For geology see R. Lydekker, “The Geology of Káshmir,” &c., Mem. Geol. Surv. India, vol. xxii. (1883); C. S. Middlemiss, “Physical Geology of the Sub-Himálaya of Gahrwal and Kumaon,” ibid., vol. xxiv. pt. 2 (1890); C. L. Griesbach, Geology of the Central Himálayas, vol. xxiii. (1891); R. D. Oldham, Manual of the Geology of India, chap. xviii. (2nd ed., 1893). Descriptions of the fossils, with some notes on stratigraphical questions, will be found in several of the volumes of the Palaeontologia Indica, published by the Geological Survey of India, Calcutta.

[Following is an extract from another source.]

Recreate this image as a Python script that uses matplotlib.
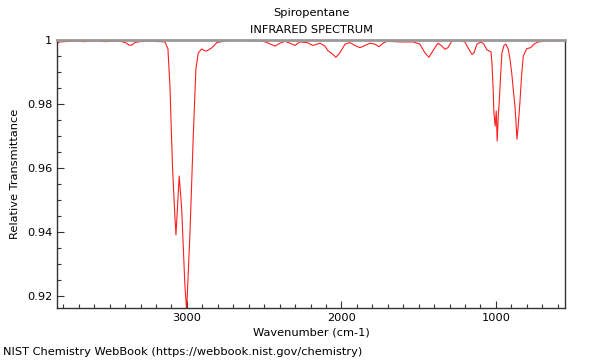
import matplotlib
matplotlib.use('Agg')
import matplotlib.pyplot as plt
from matplotlib.ticker import MultipleLocator, FormatStrFormatter

# Spectrum points (wavenumber cm-1, relative transmittance)
wavenumber = [
    3841, 3822, 3790, 3725, 3660, 3595, 3531, 3466, 3421, 3395,
    3375, 3356, 3337, 3304, 3240, 3175, 3142, 3123, 3110, 3093,
    3078, 3071, 3050, 3034, 3013, 3002, 2981, 2959, 2942, 2927,
    2905, 2883, 2871, 2838, 2806, 2741, 2657, 2592, 2515, 2482,
    2430, 2398, 2366, 2333, 2301, 2269, 2223, 2184, 2139, 2107,
    2087, 2062, 2036, 2010, 1977, 1945, 1913, 1880, 1848, 1816,
    1783, 1757, 1731, 1706, 1621, 1537, 1492, 1460, 1434, 1408,
    1375, 1350, 1330, 1311, 1285, 1246, 1201, 1181, 1155, 1142,
    1123, 1097, 1078, 1058, 1032, 1026, 1019, 1013, 1005, 998,
    992, 985, 979, 970, 961, 948, 935, 920, 909, 898,
    888, 877, 870, 864, 856, 845, 834, 823, 801, 775,
    754, 726, 672, 586, 553,
]
transmittance = [
    0.9989, 0.9994, 0.9995, 0.9996, 0.9995, 0.9997, 0.9995, 0.9996, 0.9995, 0.9991,
    0.9984, 0.9984, 0.9992, 0.9995, 0.9996, 0.9995, 0.9994, 0.9972, 0.9856, 0.9597,
    0.9450, 0.9391, 0.9575, 0.9472, 0.9231, 0.9155, 0.9388, 0.9700, 0.9909, 0.9959,
    0.9972, 0.9966, 0.9966, 0.9976, 0.9992, 0.9998, 1.0000, 0.9997, 0.9997, 0.9992,
    0.9981, 0.9990, 0.9996, 0.9990, 0.9983, 0.9994, 0.9992, 0.9983, 0.9990, 0.9981,
    0.9966, 0.9958, 0.9946, 0.9960, 0.9987, 0.9992, 0.9983, 0.9976, 0.9983, 0.9990,
    0.9987, 0.9979, 0.9990, 0.9996, 0.9994, 0.9994, 0.9987, 0.9960, 0.9946, 0.9966,
    0.9990, 0.9981, 0.9971, 0.9976, 0.9997, 1.0000, 0.9994, 0.9976, 0.9955, 0.9960,
    0.9987, 0.9994, 0.9987, 0.9969, 0.9963, 0.9929, 0.9856, 0.9773, 0.9731, 0.9778,
    0.9684, 0.9763, 0.9804, 0.9888, 0.9960, 0.9983, 0.9987, 0.9971, 0.9940, 0.9898,
    0.9846, 0.9794, 0.9742, 0.9690, 0.9731, 0.9804, 0.9888, 0.9950, 0.9973, 0.9976,
    0.9987, 0.9994, 0.9997, 0.9998, 1.0000,
]

fs = 8.2

fig = plt.figure(figsize=(6.0, 3.6), dpi=100)
ax = fig.add_axes([57/600, 1 - 308/360, 508/600, 268/360])

ax.plot(wavenumber, transmittance, color='#ff2020', lw=0.8)

ax.set_xlim(3841, 553)
ax.set_ylim(0.91625, 1.0)

ax.xaxis.set_major_locator(MultipleLocator(1000))
ax.xaxis.set_minor_locator(MultipleLocator(100))
ax.yaxis.set_major_locator(MultipleLocator(0.02))
ax.yaxis.set_minor_locator(MultipleLocator(0.005))
ax.yaxis.set_major_formatter(FormatStrFormatter('%g'))
ax.xaxis.set_major_formatter(FormatStrFormatter('%d'))

ax.tick_params(which='both', direction='in', labelsize=fs, color='#333333')
ax.tick_params(which='major', length=5, width=0.8)
ax.tick_params(which='minor', length=3, width=0.8)
ax.tick_params(top=False, right=False)

for side in ['left', 'right', 'bottom']:
    ax.spines[side].set_color('#333333')
    ax.spines[side].set_linewidth(1.0)
ax.spines['top'].set_color('#999999')
ax.spines['top'].set_linewidth(2.0)

fig.text(311/600, 1 - 13/360, 'Spiropentane', fontsize=fs, ha='center', va='center')
fig.text(311/600, 1 - 30/360, 'INFRARED SPECTRUM', fontsize=fs, ha='center', va='center')
ax.set_xlabel('Wavenumber (cm-1)', fontsize=fs, labelpad=3)
ax.set_ylabel('Relative Transmittance', fontsize=fs, labelpad=5)
fig.text(3/600, 1 - 352/360, 'NIST Chemistry WebBook (https://webbook.nist.gov/chemistry)',
         fontsize=fs, va='center', ha='left')

plt.savefig('out.png', dpi=100)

HIMERA, a city on the north coast of Sicily, on a hill above the east bank of the Himeras Septentrionalis. It was founded in 648 B.C. by the Chalcidian inhabitants of Zancle, in company with many Syracusan exiles. Early in the 5th century the tyrant Terillas, son-in-law of Anaxilas of Rhegium and Zancle, appealed to the Carthaginians, who came to his assistance, but were utterly defeated by Gelon of Syracuse in 480 B.C.—on the same day, it is said, as the battle of Salamis. Thrasydaeus, son of Theron of Agrigentum, seems to have ruled the city oppressively, but an appeal made to Hiero of Syracuse, Gelon’s brother, was betrayed by him to Theron; the latter massacred all his enemies and in the following year resettled the town. In 415 it refused to admit the Athenian fleet and remained an ally of Syracuse. In 408 the Carthaginian invading army under Hannibal, after capturing Selinus, invested and took Himera and razed the city to the ground, founding a new town close to the hot springs (Thermae Himeraeae), 8 m. to the west. The only relic of the ancient town now visible above ground is a small portion (four columns, lower diameter 7 ft.) of a Doric temple, the date of which (whether before or after 480 B.C.) is uncertain.